WHAT IS REQUIRED: Each line below should be retyped exactly, with no pictures.

[Start of GIVEN DATA]

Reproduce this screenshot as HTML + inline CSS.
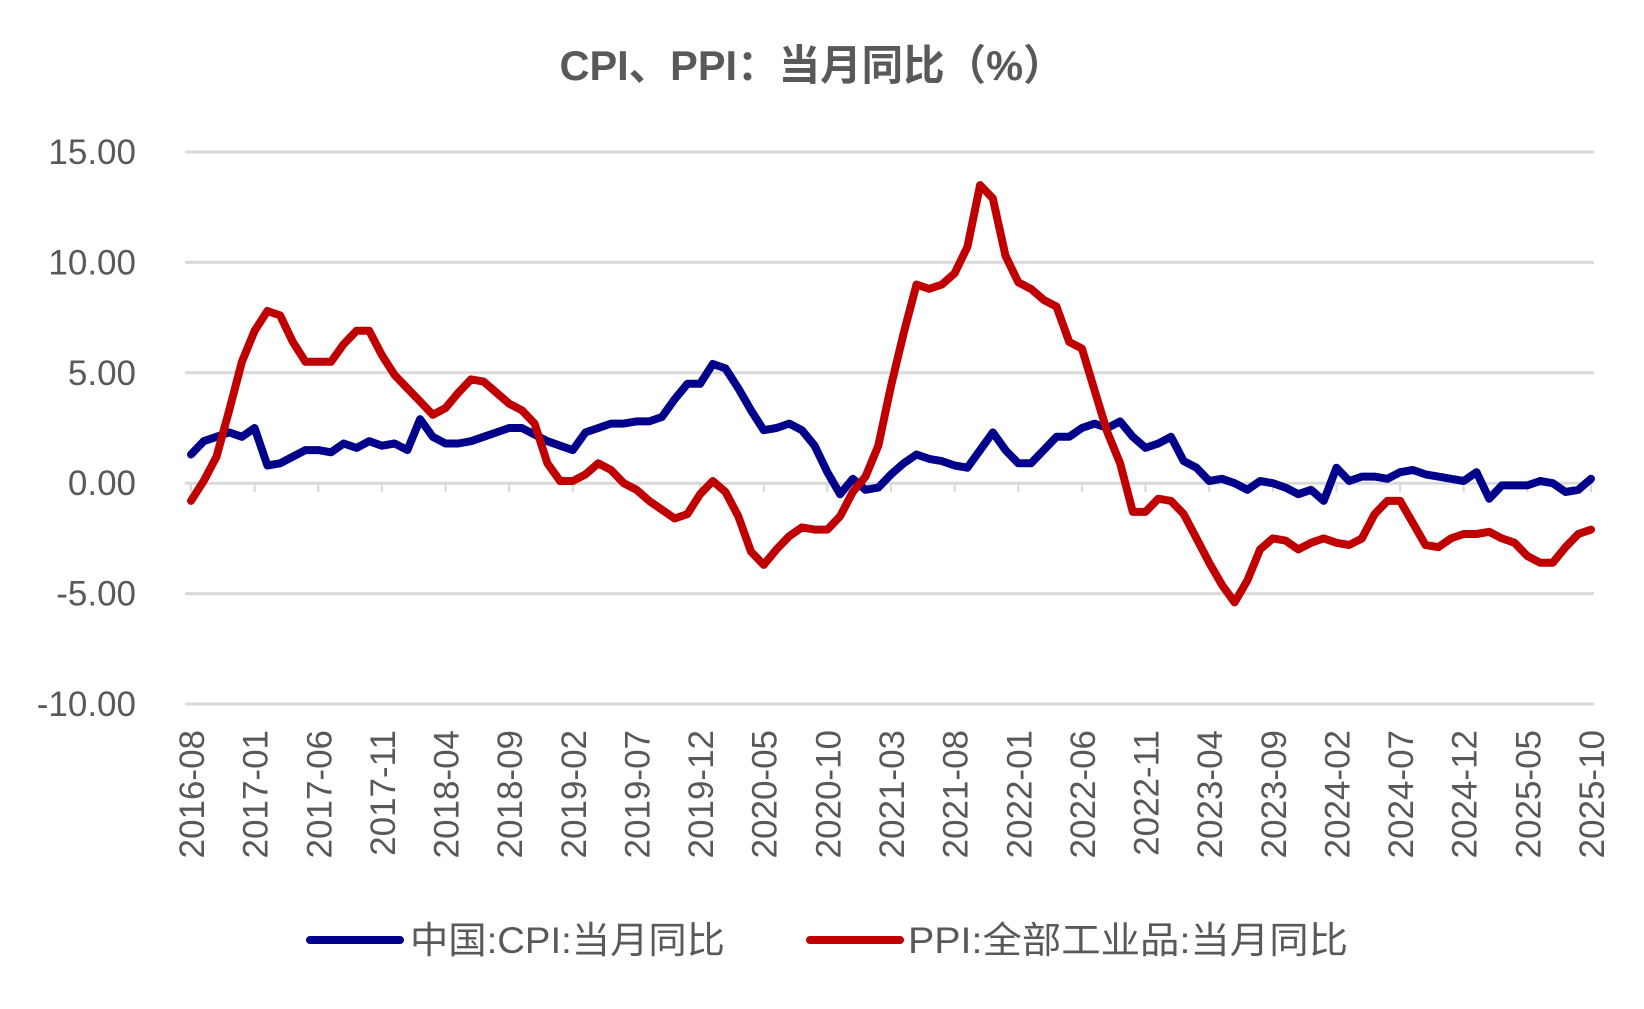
<!DOCTYPE html>
<html><head><meta charset="utf-8"><style>
body{margin:0;background:#fff;}
svg text{font-family:"Liberation Sans","Noto Sans CJK SC",sans-serif;fill:#595959;}
</style></head><body>
<svg id="chart" width="1644" height="1004" viewBox="0 0 1644 1004" xmlns="http://www.w3.org/2000/svg">
<text x="812" y="80" text-anchor="middle" font-size="42" font-weight="bold" textLength="505" lengthAdjust="spacingAndGlyphs">CPI、PPI：当月同比（%）</text>
<g id="grid"></g><g id="yl"></g><g id="xl"></g><g id="series"></g>
<g>
<line x1="310" y1="940" x2="400" y2="940" stroke="#00008B" stroke-width="8" stroke-linecap="round"/>
<text x="410" y="953" font-size="37" textLength="315" lengthAdjust="spacingAndGlyphs">中国:CPI:当月同比</text>
<line x1="810" y1="940" x2="900" y2="940" stroke="#C00000" stroke-width="8" stroke-linecap="round"/>
<text x="908" y="953" font-size="37" textLength="440" lengthAdjust="spacingAndGlyphs">PPI:全部工业品:当月同比</text>
</g>
</svg>
<script>
const yTicks=[15,10,5,0,-5,-10];
const yTickLabels=["15.00","10.00","5.00","0.00","-5.00","-10.00"];
const cpi=[1.3,1.9,2.1,2.3,2.1,2.5,0.8,0.9,1.2,1.5,1.5,1.4,1.8,1.6,1.9,1.7,1.8,1.5,2.9,2.1,1.8,1.8,1.9,2.1,2.3,2.5,2.5,2.2,1.9,1.7,1.5,2.3,2.5,2.7,2.7,2.8,2.8,3.0,3.8,4.5,4.5,5.4,5.2,4.3,3.3,2.4,2.5,2.7,2.4,1.7,0.5,-0.5,0.2,-0.3,-0.2,0.4,0.9,1.3,1.1,1.0,0.8,0.7,1.5,2.3,1.5,0.9,0.9,1.5,2.1,2.1,2.5,2.7,2.5,2.8,2.1,1.6,1.8,2.1,1.0,0.7,0.1,0.2,0.0,-0.3,0.1,0.0,-0.2,-0.5,-0.3,-0.8,0.7,0.1,0.3,0.3,0.2,0.5,0.6,0.4,0.3,0.2,0.1,0.5,-0.7,-0.1,-0.1,-0.1,0.1,0.0,-0.4,-0.3,0.2];
const ppi=[-0.8,0.1,1.2,3.3,5.5,6.9,7.8,7.6,6.4,5.5,5.5,5.5,6.3,6.9,6.9,5.8,4.9,4.3,3.7,3.1,3.4,4.1,4.7,4.6,4.1,3.6,3.3,2.7,0.9,0.1,0.1,0.4,0.9,0.6,0.0,-0.3,-0.8,-1.2,-1.6,-1.4,-0.5,0.1,-0.4,-1.5,-3.1,-3.7,-3.0,-2.4,-2.0,-2.1,-2.1,-1.5,-0.4,0.3,1.7,4.4,6.8,9.0,8.8,9.0,9.5,10.7,13.5,12.9,10.3,9.1,8.8,8.3,8.0,6.4,6.1,4.2,2.3,0.9,-1.3,-1.3,-0.7,-0.8,-1.4,-2.5,-3.6,-4.6,-5.4,-4.4,-3.0,-2.5,-2.6,-3.0,-2.7,-2.5,-2.7,-2.8,-2.5,-1.4,-0.8,-0.8,-1.8,-2.8,-2.9,-2.5,-2.3,-2.3,-2.2,-2.5,-2.7,-3.3,-3.6,-3.6,-2.9,-2.3,-2.1];
const startYear=2016,startMonth=8;
const NS="http://www.w3.org/2000/svg";
const n=cpi.length;
const X0=191,X1=1591,Y15=152,Ym10=704;
function xs(i){return X0+(X1-X0)*i/(n-1);}
function ys(v){return Y15+(15-v)*(Ym10-Y15)/25;}
function mk(t,a,p){const e=document.createElementNS(NS,t);for(const k in a)e.setAttribute(k,a[k]);p.appendChild(e);return e;}
const grid=document.getElementById('grid'),yl=document.getElementById('yl'),xl=document.getElementById('xl'),ser=document.getElementById('series');
yTicks.forEach((v,i)=>{
 const l=mk('line',{x1:185,x2:1594,y1:ys(v),y2:ys(v),stroke:'#d9d9d9','stroke-width':3},grid);
 
 
 const t=mk('text',{x:136,y:ys(v)+12,'text-anchor':'end','font-size':35},yl);
 t.textContent=yTickLabels[i];
 
 
});
for(let i=0;i<n;i+=5){
 const m=startMonth-1+i, yr=startYear+Math.floor(m/12), mo=m%12+1;
 const lab=yr+'-'+(mo<10?'0':'')+mo;
 const x=xs(i);
 const tk=mk('line',{x1:x,x2:x,y1:ys(0),y2:ys(0)+9,stroke:'#d9d9d9','stroke-width':2},grid);
 
 
 const t=mk('text',{x:0,y:0,'text-anchor':'end','font-size':35,transform:`translate(${x+13},730) rotate(-90)`},xl);
 t.textContent=lab;
 
 
}
function line(d,c,name){
 const p=mk('polyline',{points:d.map((v,i)=>xs(i).toFixed(1)+','+ys(v).toFixed(1)).join(' '),fill:'none',stroke:c,'stroke-width':8,'stroke-linejoin':'round','stroke-linecap':'round'},ser);
 
 
}
line(cpi,'#00008B','cpi-line');
line(ppi,'#C00000','ppi-line');
</script>
</body></html>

[End of GIVEN DATA]

THE RESPONSE:
Reproduce this screenshot as HTML + inline CSS.
<!DOCTYPE html>
<html><head><meta charset="utf-8"><style>
body{margin:0;background:#fff;}
svg text{font-family:"Liberation Sans","Noto Sans CJK SC",sans-serif;fill:#595959;}
</style></head><body>
<svg id="chart" width="1644" height="1004" viewBox="0 0 1644 1004" xmlns="http://www.w3.org/2000/svg">
<text x="812" y="80" text-anchor="middle" font-size="42" font-weight="bold" textLength="505" lengthAdjust="spacingAndGlyphs">CPI、PPI：当月同比（%）</text>
<g id="grid"></g><g id="yl"></g><g id="xl"></g><g id="series"></g>
<g>
<line x1="310" y1="940" x2="400" y2="940" stroke="#00008B" stroke-width="8" stroke-linecap="round"/>
<text x="410" y="953" font-size="37" textLength="315" lengthAdjust="spacingAndGlyphs">中国:CPI:当月同比</text>
<line x1="810" y1="940" x2="900" y2="940" stroke="#C00000" stroke-width="8" stroke-linecap="round"/>
<text x="908" y="953" font-size="37" textLength="440" lengthAdjust="spacingAndGlyphs">PPI:全部工业品:当月同比</text>
</g>
</svg>
<script>
const yTicks=[15,10,5,0,-5,-10];
const yTickLabels=["15.00","10.00","5.00","0.00","-5.00","-10.00"];
const cpi=[1.3,1.9,2.1,2.3,2.1,2.5,0.8,0.9,1.2,1.5,1.5,1.4,1.8,1.6,1.9,1.7,1.8,1.5,2.9,2.1,1.8,1.8,1.9,2.1,2.3,2.5,2.5,2.2,1.9,1.7,1.5,2.3,2.5,2.7,2.7,2.8,2.8,3.0,3.8,4.5,4.5,5.4,5.2,4.3,3.3,2.4,2.5,2.7,2.4,1.7,0.5,-0.5,0.2,-0.3,-0.2,0.4,0.9,1.3,1.1,1.0,0.8,0.7,1.5,2.3,1.5,0.9,0.9,1.5,2.1,2.1,2.5,2.7,2.5,2.8,2.1,1.6,1.8,2.1,1.0,0.7,0.1,0.2,0.0,-0.3,0.1,0.0,-0.2,-0.5,-0.3,-0.8,0.7,0.1,0.3,0.3,0.2,0.5,0.6,0.4,0.3,0.2,0.1,0.5,-0.7,-0.1,-0.1,-0.1,0.1,0.0,-0.4,-0.3,0.2];
const ppi=[-0.8,0.1,1.2,3.3,5.5,6.9,7.8,7.6,6.4,5.5,5.5,5.5,6.3,6.9,6.9,5.8,4.9,4.3,3.7,3.1,3.4,4.1,4.7,4.6,4.1,3.6,3.3,2.7,0.9,0.1,0.1,0.4,0.9,0.6,0.0,-0.3,-0.8,-1.2,-1.6,-1.4,-0.5,0.1,-0.4,-1.5,-3.1,-3.7,-3.0,-2.4,-2.0,-2.1,-2.1,-1.5,-0.4,0.3,1.7,4.4,6.8,9.0,8.8,9.0,9.5,10.7,13.5,12.9,10.3,9.1,8.8,8.3,8.0,6.4,6.1,4.2,2.3,0.9,-1.3,-1.3,-0.7,-0.8,-1.4,-2.5,-3.6,-4.6,-5.4,-4.4,-3.0,-2.5,-2.6,-3.0,-2.7,-2.5,-2.7,-2.8,-2.5,-1.4,-0.8,-0.8,-1.8,-2.8,-2.9,-2.5,-2.3,-2.3,-2.2,-2.5,-2.7,-3.3,-3.6,-3.6,-2.9,-2.3,-2.1];
const startYear=2016,startMonth=8;
const NS="http://www.w3.org/2000/svg";
const n=cpi.length;
const X0=191,X1=1591,Y15=152,Ym10=704;
function xs(i){return X0+(X1-X0)*i/(n-1);}
function ys(v){return Y15+(15-v)*(Ym10-Y15)/25;}
function mk(t,a,p){const e=document.createElementNS(NS,t);for(const k in a)e.setAttribute(k,a[k]);p.appendChild(e);return e;}
const grid=document.getElementById('grid'),yl=document.getElementById('yl'),xl=document.getElementById('xl'),ser=document.getElementById('series');
yTicks.forEach((v,i)=>{
 const l=mk('line',{x1:185,x2:1594,y1:ys(v),y2:ys(v),stroke:'#d9d9d9','stroke-width':3},grid);
 
 
 const t=mk('text',{x:136,y:ys(v)+12,'text-anchor':'end','font-size':35},yl);
 t.textContent=yTickLabels[i];
 
 
});
for(let i=0;i<n;i+=5){
 const m=startMonth-1+i, yr=startYear+Math.floor(m/12), mo=m%12+1;
 const lab=yr+'-'+(mo<10?'0':'')+mo;
 const x=xs(i);
 const tk=mk('line',{x1:x,x2:x,y1:ys(0),y2:ys(0)+9,stroke:'#d9d9d9','stroke-width':2},grid);
 
 
 const t=mk('text',{x:0,y:0,'text-anchor':'end','font-size':35,transform:`translate(${x+13},730) rotate(-90)`},xl);
 t.textContent=lab;
 
 
}
function line(d,c,name){
 const p=mk('polyline',{points:d.map((v,i)=>xs(i).toFixed(1)+','+ys(v).toFixed(1)).join(' '),fill:'none',stroke:c,'stroke-width':8,'stroke-linejoin':'round','stroke-linecap':'round'},ser);
 
 
}
line(cpi,'#00008B','cpi-line');
line(ppi,'#C00000','ppi-line');
</script>
</body></html>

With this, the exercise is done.